▸ **Exercise requirements**
Only the lines from the beginning of the entries through the one with "800000, 1000000, 1200000];" should be written out, please, exactly and without any pictures.

▸ **Records for the task**
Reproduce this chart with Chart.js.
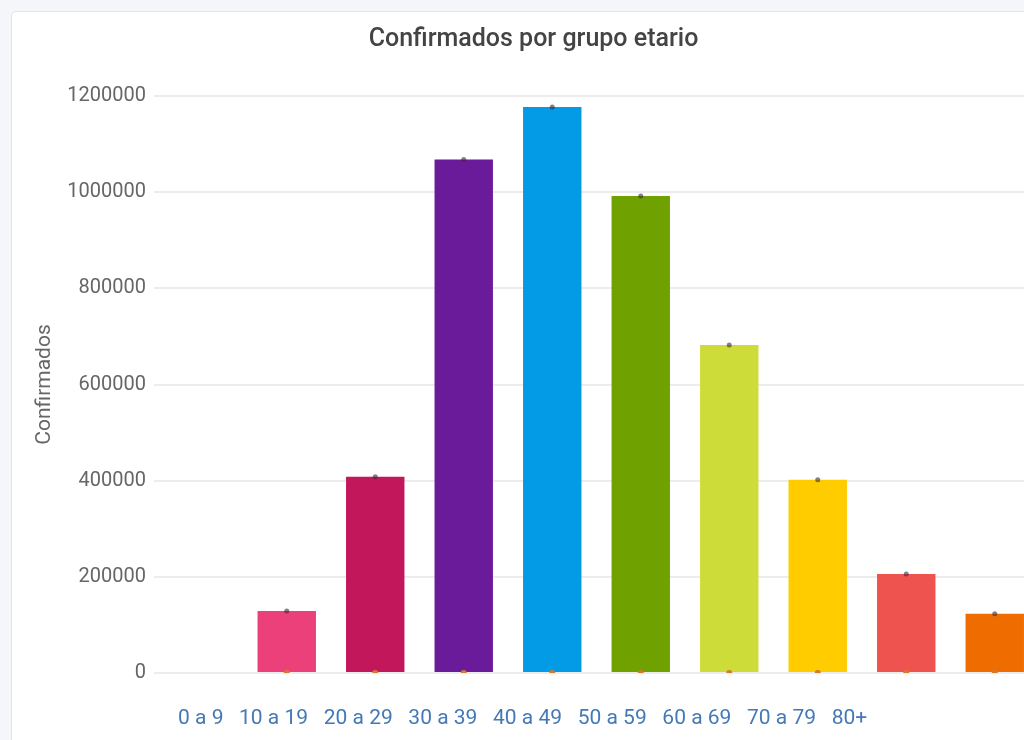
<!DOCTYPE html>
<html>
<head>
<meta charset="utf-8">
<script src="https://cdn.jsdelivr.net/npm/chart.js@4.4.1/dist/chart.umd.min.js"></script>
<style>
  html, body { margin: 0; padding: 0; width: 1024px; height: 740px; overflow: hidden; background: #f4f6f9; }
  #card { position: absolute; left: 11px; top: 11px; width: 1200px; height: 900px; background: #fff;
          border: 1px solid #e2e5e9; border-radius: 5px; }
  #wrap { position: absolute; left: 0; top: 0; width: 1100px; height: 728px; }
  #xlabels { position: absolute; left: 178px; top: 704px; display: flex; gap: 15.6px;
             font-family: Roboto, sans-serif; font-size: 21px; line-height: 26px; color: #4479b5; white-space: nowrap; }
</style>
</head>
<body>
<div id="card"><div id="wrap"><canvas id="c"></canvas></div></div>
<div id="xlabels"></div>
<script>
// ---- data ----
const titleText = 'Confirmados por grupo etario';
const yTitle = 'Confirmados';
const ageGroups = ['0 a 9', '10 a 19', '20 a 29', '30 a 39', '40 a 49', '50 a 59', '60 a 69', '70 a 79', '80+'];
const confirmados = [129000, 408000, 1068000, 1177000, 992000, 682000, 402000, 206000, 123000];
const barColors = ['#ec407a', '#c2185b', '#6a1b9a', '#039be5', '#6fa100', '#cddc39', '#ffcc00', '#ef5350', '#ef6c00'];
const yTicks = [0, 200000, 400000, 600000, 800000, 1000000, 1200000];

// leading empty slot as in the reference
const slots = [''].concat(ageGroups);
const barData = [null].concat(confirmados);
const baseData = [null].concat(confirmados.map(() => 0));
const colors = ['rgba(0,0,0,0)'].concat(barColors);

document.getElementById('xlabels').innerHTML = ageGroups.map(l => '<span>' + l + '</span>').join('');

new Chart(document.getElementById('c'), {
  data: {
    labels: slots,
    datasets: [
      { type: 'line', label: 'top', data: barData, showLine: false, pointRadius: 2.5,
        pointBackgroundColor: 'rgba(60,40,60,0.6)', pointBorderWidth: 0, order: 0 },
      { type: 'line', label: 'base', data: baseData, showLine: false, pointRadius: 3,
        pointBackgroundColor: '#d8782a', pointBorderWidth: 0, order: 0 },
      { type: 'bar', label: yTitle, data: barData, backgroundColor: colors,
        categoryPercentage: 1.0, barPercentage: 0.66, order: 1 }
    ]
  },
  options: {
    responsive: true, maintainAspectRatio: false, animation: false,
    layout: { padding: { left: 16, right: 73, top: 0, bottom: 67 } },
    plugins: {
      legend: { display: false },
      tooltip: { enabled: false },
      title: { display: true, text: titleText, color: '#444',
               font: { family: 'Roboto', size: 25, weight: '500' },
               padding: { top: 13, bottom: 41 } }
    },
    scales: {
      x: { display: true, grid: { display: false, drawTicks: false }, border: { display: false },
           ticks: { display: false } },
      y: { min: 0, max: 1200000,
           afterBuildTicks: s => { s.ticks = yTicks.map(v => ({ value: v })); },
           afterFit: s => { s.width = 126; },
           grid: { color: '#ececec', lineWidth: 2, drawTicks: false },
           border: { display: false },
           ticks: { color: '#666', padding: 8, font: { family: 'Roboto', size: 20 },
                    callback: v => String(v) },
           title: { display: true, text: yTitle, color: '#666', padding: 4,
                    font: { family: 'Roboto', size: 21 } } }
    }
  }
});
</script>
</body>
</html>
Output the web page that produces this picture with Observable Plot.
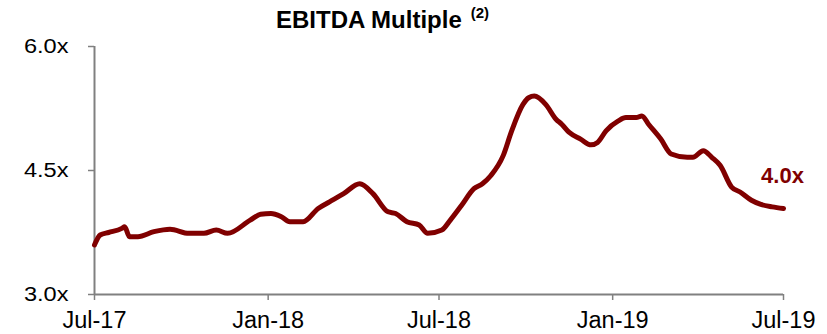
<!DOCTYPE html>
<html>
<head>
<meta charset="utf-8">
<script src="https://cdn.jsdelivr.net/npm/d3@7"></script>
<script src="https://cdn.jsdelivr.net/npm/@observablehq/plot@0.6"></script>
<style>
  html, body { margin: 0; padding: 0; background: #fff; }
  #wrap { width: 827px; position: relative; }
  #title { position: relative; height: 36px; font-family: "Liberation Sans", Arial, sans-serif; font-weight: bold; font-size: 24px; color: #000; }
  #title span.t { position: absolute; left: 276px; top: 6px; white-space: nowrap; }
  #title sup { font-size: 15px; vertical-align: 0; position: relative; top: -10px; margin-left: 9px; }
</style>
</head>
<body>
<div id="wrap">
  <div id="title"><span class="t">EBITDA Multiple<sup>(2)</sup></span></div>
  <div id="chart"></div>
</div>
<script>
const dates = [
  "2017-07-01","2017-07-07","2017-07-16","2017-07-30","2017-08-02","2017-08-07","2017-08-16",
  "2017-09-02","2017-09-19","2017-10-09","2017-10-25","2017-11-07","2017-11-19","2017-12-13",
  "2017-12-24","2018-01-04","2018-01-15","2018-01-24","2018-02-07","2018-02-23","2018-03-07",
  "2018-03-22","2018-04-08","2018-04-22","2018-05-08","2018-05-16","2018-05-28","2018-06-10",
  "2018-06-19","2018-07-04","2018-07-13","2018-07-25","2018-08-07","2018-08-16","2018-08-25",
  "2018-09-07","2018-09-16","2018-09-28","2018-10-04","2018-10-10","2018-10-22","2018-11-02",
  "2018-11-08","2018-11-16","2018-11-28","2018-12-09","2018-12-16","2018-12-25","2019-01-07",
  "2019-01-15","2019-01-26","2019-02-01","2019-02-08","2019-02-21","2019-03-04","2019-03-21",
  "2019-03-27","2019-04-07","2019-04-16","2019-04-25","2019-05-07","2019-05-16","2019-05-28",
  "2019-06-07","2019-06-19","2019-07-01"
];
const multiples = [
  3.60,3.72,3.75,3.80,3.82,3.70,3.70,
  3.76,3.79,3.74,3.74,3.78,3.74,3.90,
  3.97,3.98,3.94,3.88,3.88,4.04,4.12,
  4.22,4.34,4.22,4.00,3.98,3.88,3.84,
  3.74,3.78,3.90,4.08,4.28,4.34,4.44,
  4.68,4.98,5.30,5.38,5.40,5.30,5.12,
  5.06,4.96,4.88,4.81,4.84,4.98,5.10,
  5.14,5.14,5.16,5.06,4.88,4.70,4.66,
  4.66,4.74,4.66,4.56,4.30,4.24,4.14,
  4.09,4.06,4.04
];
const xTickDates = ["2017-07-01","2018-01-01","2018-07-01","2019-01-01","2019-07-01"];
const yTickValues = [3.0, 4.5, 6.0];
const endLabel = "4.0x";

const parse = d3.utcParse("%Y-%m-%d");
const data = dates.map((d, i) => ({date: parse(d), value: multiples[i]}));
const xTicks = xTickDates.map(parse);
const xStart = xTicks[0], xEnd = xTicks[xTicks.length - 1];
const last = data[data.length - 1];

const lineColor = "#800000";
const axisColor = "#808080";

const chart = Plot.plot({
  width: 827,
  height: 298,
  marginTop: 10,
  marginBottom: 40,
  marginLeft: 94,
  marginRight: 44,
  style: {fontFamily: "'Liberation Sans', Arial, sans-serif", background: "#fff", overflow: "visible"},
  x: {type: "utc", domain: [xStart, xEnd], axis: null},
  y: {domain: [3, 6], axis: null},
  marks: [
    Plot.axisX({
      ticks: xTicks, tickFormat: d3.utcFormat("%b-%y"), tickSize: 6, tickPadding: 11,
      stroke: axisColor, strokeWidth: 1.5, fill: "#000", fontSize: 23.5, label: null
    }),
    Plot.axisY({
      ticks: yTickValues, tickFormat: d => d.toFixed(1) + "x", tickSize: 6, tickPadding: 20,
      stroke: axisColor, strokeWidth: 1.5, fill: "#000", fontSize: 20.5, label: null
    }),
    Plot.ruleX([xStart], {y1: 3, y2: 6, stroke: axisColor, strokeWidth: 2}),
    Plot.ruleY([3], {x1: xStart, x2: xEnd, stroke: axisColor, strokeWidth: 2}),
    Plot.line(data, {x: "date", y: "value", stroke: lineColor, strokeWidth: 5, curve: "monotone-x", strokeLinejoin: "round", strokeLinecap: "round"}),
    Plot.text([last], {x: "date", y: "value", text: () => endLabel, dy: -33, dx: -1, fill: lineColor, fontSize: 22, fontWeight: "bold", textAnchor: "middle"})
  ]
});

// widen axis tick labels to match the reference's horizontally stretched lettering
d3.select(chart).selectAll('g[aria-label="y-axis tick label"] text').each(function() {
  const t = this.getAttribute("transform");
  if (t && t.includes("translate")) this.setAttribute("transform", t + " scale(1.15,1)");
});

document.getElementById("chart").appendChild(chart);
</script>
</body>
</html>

▸ **Response to the exercise**
Reproduce this chart with Chart.js.
<!DOCTYPE html>
<html>
<head>
<meta charset="utf-8">
<script src="https://cdn.jsdelivr.net/npm/chart.js@4.4.1/dist/chart.umd.min.js"></script>
<style>
  html, body { margin: 0; padding: 0; width: 1024px; height: 740px; overflow: hidden; background: #f4f6f9; }
  #card { position: absolute; left: 11px; top: 11px; width: 1200px; height: 900px; background: #fff;
          border: 1px solid #e2e5e9; border-radius: 5px; }
  #wrap { position: absolute; left: 0; top: 0; width: 1100px; height: 728px; }
  #xlabels { position: absolute; left: 178px; top: 704px; display: flex; gap: 15.6px;
             font-family: Roboto, sans-serif; font-size: 21px; line-height: 26px; color: #4479b5; white-space: nowrap; }
</style>
</head>
<body>
<div id="card"><div id="wrap"><canvas id="c"></canvas></div></div>
<div id="xlabels"></div>
<script>
// ---- data ----
const titleText = 'Confirmados por grupo etario';
const yTitle = 'Confirmados';
const ageGroups = ['0 a 9', '10 a 19', '20 a 29', '30 a 39', '40 a 49', '50 a 59', '60 a 69', '70 a 79', '80+'];
const confirmados = [129000, 408000, 1068000, 1177000, 992000, 682000, 402000, 206000, 123000];
const barColors = ['#ec407a', '#c2185b', '#6a1b9a', '#039be5', '#6fa100', '#cddc39', '#ffcc00', '#ef5350', '#ef6c00'];
const yTicks = [0, 200000, 400000, 600000, 800000, 1000000, 1200000];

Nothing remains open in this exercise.